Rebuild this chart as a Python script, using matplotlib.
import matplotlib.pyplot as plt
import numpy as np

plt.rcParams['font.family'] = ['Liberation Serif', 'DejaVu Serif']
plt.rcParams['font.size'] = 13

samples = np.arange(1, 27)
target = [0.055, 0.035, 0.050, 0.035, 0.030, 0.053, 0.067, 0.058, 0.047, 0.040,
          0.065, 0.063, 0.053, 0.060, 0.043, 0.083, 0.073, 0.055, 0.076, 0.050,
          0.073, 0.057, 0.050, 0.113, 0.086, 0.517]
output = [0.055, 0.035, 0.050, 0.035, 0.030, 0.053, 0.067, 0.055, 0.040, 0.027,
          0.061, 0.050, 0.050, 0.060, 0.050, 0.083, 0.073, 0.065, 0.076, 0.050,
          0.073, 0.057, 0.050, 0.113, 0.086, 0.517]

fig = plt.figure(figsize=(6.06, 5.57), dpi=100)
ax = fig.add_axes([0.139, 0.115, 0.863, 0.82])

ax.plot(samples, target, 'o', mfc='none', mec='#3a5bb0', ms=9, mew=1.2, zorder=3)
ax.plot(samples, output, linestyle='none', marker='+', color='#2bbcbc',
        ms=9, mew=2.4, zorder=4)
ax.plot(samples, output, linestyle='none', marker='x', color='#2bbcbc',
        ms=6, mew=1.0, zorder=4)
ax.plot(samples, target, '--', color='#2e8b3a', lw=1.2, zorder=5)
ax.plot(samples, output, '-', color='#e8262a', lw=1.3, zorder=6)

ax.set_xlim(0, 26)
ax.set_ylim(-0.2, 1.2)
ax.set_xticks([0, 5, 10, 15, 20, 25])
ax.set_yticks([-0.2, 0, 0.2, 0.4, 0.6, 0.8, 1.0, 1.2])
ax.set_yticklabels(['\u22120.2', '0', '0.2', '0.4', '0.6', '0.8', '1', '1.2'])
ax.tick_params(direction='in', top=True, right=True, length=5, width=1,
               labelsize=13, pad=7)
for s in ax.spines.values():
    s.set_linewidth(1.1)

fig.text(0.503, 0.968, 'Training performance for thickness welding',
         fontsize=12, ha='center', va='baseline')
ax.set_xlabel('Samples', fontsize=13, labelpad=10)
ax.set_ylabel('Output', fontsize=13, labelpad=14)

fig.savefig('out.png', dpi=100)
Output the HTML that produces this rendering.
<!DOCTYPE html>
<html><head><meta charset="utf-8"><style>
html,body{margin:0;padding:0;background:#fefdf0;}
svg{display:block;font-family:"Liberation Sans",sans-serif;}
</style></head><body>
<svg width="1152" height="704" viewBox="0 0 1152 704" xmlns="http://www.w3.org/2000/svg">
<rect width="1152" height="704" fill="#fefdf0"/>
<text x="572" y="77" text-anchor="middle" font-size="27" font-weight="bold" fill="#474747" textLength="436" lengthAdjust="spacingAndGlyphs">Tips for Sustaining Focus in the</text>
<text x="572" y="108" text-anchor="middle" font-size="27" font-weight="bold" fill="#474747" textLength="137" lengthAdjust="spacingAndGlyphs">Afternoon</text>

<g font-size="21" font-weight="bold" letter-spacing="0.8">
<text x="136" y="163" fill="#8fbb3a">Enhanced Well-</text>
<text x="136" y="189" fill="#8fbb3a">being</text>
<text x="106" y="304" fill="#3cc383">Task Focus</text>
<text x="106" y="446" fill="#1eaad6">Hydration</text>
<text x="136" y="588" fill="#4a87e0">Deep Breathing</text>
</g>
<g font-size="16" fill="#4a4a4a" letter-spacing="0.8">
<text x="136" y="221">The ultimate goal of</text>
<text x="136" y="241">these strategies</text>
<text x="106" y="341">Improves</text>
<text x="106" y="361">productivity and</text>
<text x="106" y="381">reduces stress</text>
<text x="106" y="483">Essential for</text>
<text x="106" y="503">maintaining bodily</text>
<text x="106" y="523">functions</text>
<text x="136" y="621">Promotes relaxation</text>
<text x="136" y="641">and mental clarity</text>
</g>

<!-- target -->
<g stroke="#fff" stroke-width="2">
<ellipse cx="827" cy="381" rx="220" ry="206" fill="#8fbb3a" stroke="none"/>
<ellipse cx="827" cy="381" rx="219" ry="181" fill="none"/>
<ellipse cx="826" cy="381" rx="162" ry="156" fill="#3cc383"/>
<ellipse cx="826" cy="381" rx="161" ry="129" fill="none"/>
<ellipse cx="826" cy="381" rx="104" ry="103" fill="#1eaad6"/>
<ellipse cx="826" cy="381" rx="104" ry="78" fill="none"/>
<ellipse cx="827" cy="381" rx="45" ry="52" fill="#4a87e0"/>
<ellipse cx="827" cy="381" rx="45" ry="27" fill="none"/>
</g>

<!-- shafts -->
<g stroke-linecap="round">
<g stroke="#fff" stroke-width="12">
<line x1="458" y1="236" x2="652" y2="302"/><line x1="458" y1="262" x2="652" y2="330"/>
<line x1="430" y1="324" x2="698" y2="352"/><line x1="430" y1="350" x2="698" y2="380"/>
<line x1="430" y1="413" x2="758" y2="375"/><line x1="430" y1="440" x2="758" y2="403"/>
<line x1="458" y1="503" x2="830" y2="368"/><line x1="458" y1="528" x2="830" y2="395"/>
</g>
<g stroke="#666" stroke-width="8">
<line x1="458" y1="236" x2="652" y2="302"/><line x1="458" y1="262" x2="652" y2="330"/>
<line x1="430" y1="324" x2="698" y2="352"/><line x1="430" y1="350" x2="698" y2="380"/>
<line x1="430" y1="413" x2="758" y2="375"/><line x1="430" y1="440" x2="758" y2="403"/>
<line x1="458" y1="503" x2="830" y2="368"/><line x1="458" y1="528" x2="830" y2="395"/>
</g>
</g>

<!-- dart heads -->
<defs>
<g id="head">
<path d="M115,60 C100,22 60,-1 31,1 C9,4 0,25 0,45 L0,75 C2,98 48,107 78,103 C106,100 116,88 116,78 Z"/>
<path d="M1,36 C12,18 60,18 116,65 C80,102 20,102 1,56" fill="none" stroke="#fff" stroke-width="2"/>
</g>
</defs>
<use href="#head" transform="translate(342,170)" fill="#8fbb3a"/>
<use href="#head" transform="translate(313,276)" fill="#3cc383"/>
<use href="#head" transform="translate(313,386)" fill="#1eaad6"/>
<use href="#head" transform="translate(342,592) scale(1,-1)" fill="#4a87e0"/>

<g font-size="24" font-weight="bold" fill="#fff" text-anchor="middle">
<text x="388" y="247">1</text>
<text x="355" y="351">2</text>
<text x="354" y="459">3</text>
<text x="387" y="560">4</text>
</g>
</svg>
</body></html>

··········

Please copy exactly the lines from the first line of the records above through the line containing "plt.rcParams['font.size'] = 13", including both, and nothing more.

- [EXERCISE OUTPUT]:
Rebuild this chart as a Python script, using matplotlib.
import matplotlib.pyplot as plt
import numpy as np

plt.rcParams['font.family'] = ['Liberation Serif', 'DejaVu Serif']
plt.rcParams['font.size'] = 13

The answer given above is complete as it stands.